* Set problem
Output exactly the lines from the line containing "Clone this chart in Altair." through the line containing "yscale = alt.Scale(domain=[0, 2.5], nice=False)", inclusive, and omit any pictures.

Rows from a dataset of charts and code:
# # # # # # #
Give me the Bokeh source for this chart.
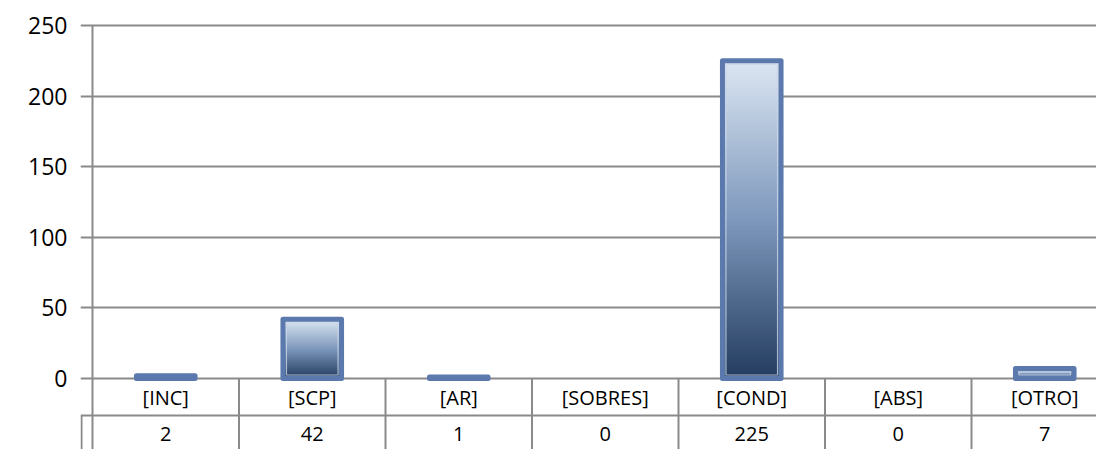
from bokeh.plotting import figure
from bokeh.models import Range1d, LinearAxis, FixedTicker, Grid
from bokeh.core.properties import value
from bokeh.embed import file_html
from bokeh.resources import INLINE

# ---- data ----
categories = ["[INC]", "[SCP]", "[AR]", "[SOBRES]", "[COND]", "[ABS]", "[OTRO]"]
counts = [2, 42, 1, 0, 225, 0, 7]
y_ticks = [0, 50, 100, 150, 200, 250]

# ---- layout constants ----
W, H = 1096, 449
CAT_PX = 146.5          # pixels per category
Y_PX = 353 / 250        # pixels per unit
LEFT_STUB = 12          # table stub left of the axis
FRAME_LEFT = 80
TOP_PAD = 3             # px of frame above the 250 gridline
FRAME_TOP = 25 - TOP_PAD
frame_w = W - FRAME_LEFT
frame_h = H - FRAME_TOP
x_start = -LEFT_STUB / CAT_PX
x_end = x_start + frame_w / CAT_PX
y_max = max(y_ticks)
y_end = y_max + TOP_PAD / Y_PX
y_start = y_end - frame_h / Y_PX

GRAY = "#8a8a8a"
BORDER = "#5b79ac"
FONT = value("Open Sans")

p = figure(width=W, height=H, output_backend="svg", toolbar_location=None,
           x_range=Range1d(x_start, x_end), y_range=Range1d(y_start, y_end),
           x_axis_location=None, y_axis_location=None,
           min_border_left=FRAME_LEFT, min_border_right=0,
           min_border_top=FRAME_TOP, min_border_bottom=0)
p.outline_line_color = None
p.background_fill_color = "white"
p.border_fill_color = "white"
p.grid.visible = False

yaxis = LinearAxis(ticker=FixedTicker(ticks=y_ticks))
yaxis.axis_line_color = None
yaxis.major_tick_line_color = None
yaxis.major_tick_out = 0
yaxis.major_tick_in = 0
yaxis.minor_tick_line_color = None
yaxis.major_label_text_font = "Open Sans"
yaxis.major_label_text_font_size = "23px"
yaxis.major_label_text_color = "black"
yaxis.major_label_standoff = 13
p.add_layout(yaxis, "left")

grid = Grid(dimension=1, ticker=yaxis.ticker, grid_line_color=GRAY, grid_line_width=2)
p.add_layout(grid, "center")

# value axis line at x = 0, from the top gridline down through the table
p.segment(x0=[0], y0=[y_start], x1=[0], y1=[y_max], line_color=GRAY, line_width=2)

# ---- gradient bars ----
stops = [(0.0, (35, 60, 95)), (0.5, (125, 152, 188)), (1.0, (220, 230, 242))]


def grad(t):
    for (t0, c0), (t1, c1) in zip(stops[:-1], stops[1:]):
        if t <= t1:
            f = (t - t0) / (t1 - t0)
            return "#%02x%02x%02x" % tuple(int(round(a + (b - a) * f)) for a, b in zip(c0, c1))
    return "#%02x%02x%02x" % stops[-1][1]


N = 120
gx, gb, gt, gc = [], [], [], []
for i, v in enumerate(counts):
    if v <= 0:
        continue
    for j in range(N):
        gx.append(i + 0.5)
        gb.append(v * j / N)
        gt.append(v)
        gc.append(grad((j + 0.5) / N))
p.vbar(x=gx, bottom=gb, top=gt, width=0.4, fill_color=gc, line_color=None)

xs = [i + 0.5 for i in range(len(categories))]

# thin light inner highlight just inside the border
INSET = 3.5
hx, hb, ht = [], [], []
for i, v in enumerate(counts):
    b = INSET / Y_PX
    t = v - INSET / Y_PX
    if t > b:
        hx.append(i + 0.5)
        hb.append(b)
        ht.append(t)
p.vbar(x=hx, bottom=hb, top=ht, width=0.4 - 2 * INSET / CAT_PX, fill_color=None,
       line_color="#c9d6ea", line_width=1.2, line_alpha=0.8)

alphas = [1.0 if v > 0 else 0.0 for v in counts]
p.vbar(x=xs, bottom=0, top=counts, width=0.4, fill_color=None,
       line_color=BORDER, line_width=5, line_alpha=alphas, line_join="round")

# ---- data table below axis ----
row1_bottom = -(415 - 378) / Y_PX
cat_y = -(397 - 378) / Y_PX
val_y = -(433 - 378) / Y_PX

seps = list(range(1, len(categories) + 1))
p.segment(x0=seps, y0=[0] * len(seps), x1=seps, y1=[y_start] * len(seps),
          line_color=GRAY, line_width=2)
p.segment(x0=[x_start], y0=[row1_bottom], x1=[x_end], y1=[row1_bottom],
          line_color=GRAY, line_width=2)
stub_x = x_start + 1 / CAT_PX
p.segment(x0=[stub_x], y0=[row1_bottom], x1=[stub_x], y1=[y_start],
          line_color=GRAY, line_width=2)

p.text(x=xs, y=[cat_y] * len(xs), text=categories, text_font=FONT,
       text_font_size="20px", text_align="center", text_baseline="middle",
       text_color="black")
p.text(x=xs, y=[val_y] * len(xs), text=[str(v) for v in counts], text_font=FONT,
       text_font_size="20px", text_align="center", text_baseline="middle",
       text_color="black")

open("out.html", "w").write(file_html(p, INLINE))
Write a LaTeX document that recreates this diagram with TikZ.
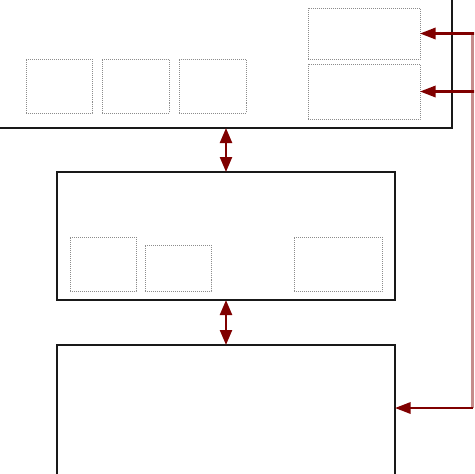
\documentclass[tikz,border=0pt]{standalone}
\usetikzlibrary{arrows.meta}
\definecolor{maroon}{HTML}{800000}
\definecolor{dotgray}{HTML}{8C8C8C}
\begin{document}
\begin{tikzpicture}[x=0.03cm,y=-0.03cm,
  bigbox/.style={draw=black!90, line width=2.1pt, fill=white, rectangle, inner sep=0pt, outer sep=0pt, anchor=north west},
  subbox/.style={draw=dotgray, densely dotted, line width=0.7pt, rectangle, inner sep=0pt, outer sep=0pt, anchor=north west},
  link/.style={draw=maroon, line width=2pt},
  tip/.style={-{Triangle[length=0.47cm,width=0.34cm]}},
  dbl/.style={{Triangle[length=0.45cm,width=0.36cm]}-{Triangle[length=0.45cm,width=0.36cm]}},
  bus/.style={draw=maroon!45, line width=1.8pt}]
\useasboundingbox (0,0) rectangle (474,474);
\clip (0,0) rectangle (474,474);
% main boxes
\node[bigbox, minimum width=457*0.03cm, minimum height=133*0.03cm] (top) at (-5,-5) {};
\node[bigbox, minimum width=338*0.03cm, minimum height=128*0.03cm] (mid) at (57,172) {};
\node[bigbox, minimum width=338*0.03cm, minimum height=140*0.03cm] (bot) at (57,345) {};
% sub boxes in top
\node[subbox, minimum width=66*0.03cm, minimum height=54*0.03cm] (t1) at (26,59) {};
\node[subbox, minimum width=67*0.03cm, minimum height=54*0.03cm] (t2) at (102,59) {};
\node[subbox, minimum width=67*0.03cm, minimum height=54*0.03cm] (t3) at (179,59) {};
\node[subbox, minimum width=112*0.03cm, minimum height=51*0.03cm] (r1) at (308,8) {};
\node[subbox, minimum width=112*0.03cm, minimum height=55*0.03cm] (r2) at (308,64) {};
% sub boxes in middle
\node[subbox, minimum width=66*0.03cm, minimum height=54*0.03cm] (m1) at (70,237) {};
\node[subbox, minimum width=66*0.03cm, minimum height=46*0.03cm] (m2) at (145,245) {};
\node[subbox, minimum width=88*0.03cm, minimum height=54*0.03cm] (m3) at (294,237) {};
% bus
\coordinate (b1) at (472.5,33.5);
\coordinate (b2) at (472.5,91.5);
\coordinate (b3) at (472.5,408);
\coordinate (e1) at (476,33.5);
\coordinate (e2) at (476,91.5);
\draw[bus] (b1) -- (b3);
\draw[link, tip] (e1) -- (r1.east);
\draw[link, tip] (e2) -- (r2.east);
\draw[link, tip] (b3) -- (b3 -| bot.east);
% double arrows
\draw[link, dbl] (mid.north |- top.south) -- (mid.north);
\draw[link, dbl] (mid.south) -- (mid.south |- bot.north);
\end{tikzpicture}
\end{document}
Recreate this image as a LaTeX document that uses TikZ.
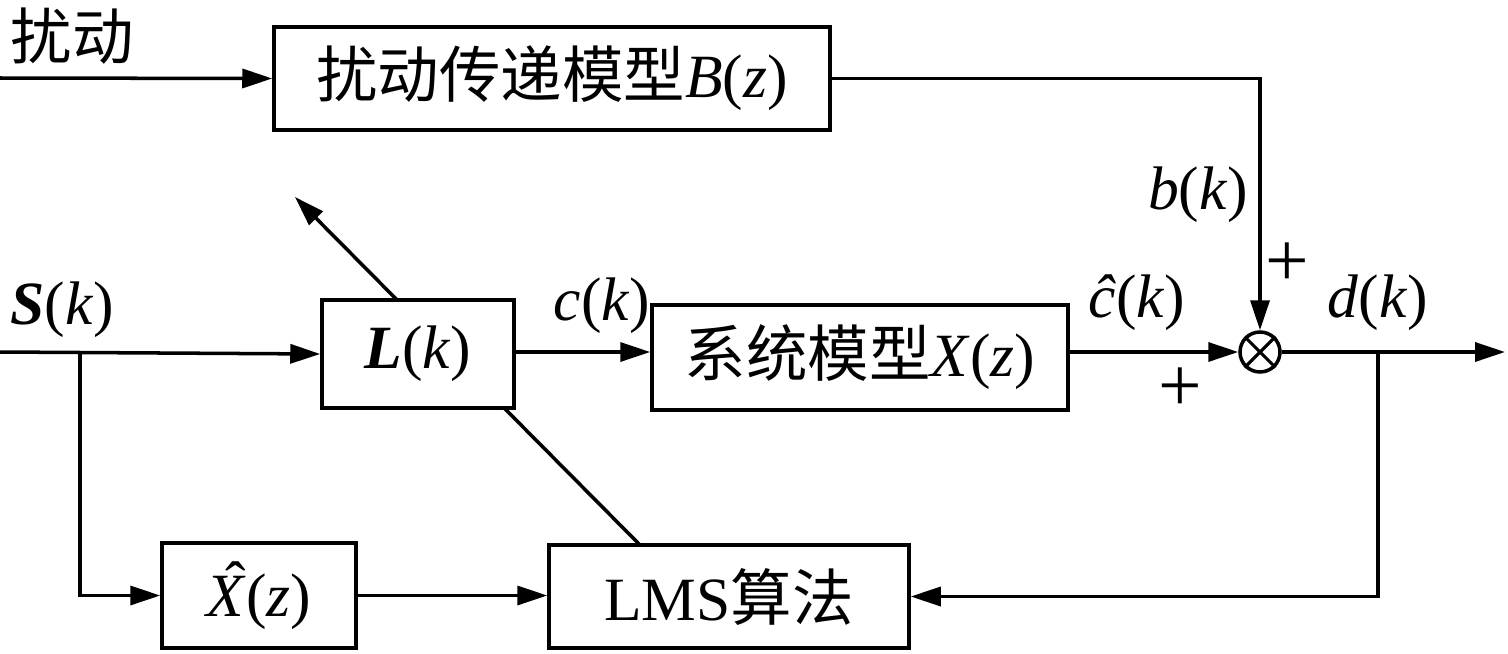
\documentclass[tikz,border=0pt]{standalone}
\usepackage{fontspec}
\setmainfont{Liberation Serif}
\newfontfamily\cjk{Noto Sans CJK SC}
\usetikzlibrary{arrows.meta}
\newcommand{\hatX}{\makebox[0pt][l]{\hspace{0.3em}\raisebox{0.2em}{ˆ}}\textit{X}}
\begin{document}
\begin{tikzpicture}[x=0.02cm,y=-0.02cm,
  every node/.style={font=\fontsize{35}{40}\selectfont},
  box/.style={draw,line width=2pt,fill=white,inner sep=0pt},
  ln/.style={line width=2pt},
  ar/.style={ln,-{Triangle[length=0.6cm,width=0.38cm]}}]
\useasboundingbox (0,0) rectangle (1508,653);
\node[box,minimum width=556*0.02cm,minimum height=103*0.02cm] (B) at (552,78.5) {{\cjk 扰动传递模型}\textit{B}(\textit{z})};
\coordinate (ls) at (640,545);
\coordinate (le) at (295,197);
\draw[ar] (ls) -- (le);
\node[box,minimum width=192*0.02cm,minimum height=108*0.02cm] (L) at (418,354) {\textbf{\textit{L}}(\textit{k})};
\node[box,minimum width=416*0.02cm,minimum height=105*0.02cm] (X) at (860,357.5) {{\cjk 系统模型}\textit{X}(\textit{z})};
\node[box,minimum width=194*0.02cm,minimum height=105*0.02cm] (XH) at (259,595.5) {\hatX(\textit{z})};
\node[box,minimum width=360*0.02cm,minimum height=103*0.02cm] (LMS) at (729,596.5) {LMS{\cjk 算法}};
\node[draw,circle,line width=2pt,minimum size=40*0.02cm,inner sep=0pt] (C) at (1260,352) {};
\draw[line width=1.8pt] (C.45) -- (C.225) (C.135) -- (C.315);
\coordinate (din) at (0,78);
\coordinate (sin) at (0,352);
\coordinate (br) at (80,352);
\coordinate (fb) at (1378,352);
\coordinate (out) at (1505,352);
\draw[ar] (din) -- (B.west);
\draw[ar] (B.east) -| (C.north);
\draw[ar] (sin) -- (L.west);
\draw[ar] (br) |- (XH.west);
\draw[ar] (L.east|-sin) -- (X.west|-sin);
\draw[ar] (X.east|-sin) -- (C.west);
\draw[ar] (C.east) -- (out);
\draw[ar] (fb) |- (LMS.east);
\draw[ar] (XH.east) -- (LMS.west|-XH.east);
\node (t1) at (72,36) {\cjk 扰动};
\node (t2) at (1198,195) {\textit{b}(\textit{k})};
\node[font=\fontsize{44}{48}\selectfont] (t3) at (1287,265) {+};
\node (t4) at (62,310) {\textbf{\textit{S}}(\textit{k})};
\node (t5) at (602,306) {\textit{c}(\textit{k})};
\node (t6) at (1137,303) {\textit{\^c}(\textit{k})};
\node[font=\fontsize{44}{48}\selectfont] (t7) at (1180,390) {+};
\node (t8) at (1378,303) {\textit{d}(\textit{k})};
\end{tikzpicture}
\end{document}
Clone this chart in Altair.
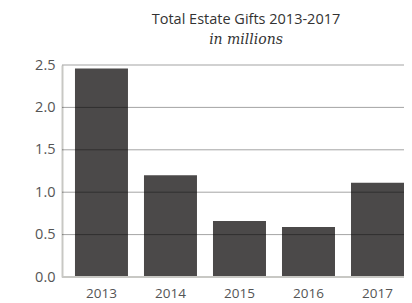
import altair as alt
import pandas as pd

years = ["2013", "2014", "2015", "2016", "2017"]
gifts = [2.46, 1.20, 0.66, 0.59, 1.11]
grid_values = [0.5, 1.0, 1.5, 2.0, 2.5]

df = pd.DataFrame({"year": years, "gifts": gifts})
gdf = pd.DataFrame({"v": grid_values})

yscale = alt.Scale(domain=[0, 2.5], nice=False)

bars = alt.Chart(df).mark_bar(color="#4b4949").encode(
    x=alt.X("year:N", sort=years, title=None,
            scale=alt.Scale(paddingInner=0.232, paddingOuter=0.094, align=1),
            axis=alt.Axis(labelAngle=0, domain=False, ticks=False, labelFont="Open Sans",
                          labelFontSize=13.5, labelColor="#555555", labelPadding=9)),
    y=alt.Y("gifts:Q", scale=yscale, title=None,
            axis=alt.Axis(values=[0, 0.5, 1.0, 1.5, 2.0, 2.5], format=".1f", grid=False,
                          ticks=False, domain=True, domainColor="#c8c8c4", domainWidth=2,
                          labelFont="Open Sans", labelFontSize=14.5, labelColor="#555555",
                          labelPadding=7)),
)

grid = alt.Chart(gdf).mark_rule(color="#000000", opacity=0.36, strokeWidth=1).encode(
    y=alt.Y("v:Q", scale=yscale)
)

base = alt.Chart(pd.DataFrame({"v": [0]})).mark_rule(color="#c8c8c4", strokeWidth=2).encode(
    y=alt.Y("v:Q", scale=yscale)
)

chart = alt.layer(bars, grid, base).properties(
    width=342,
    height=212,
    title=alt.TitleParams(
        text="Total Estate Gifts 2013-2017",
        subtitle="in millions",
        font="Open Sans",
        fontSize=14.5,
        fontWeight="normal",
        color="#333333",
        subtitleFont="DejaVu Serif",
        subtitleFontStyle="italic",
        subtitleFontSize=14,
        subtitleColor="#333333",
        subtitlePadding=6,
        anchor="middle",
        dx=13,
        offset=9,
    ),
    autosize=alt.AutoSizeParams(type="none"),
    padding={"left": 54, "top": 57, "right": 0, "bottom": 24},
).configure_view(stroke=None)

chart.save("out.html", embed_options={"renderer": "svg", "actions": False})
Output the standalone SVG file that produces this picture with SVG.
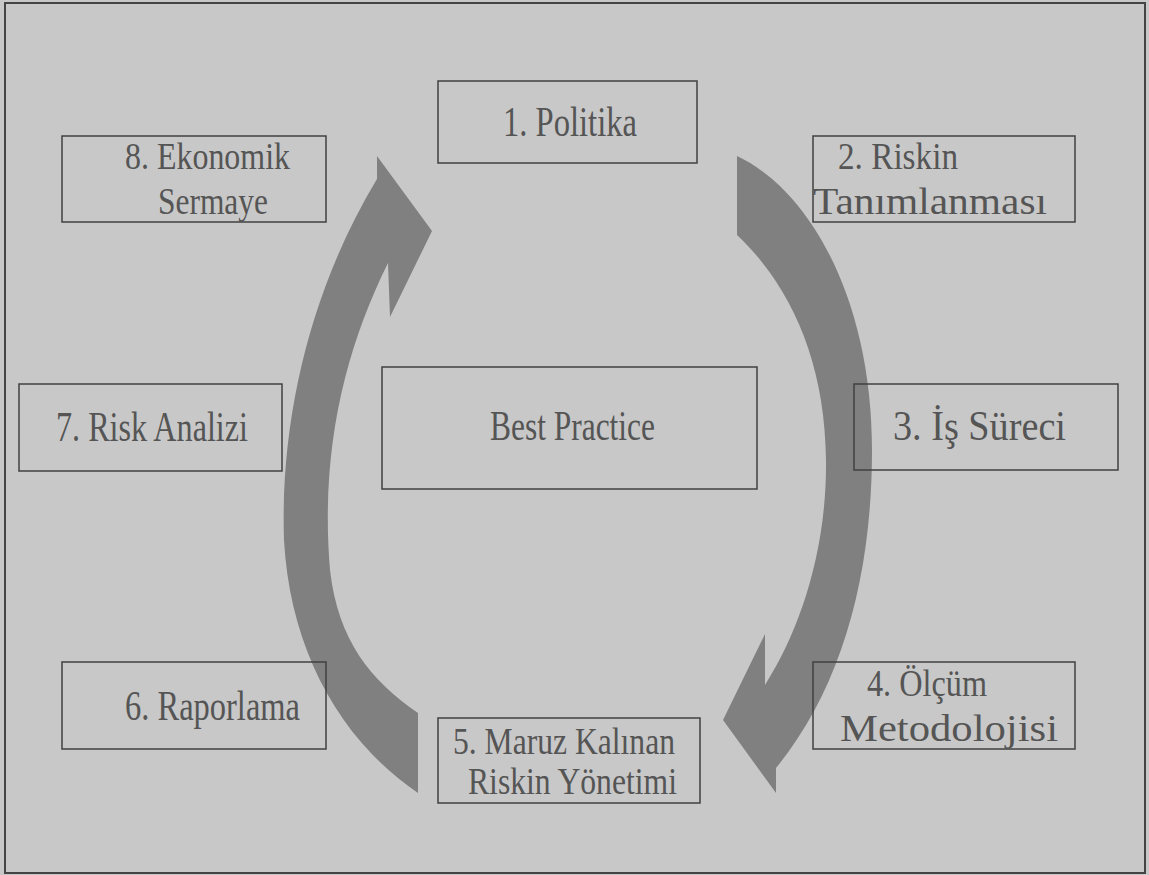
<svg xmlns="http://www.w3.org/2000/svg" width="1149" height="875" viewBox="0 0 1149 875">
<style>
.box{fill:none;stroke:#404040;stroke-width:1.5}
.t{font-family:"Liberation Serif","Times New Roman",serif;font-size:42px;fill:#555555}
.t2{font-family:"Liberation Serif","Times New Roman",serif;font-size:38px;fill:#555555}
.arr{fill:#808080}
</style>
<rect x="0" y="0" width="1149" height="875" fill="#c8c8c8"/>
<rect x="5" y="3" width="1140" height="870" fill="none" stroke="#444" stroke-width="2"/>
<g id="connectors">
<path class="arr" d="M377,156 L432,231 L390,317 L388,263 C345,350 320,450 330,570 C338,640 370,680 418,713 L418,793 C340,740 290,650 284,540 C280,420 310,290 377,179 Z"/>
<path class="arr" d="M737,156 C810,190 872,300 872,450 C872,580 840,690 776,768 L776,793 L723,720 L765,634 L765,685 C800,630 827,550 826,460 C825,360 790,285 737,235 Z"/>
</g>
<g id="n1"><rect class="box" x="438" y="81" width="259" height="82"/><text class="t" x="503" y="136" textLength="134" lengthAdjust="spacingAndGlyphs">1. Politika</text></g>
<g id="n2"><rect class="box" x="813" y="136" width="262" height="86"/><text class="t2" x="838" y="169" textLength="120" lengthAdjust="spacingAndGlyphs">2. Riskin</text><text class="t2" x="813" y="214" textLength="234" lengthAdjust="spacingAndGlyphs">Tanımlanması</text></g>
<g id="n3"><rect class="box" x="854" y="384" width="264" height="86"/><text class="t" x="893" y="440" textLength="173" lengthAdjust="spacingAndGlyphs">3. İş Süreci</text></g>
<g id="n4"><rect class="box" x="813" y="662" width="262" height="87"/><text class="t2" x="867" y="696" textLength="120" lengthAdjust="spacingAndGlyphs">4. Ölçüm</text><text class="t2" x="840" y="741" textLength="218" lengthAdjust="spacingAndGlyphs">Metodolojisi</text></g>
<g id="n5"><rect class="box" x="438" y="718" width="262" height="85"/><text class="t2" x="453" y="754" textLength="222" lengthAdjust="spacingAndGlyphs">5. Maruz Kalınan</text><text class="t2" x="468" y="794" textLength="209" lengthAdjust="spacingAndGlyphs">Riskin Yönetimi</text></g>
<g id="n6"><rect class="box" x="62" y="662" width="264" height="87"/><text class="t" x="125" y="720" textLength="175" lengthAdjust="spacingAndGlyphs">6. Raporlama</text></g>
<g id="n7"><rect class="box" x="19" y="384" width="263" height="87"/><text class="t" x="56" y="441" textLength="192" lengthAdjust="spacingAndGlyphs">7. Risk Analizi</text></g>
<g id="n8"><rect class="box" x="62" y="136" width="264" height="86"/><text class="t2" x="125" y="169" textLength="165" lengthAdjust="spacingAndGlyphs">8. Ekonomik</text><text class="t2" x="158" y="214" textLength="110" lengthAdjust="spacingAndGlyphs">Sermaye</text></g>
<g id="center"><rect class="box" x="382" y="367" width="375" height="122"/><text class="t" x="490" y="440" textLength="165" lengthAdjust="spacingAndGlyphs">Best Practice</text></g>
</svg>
# # # # # # #
* Exercise output
Clone this chart in Altair.
import altair as alt
import pandas as pd

years = ["2013", "2014", "2015", "2016", "2017"]
gifts = [2.46, 1.20, 0.66, 0.59, 1.11]
grid_values = [0.5, 1.0, 1.5, 2.0, 2.5]

df = pd.DataFrame({"year": years, "gifts": gifts})
gdf = pd.DataFrame({"v": grid_values})

yscale = alt.Scale(domain=[0, 2.5], nice=False)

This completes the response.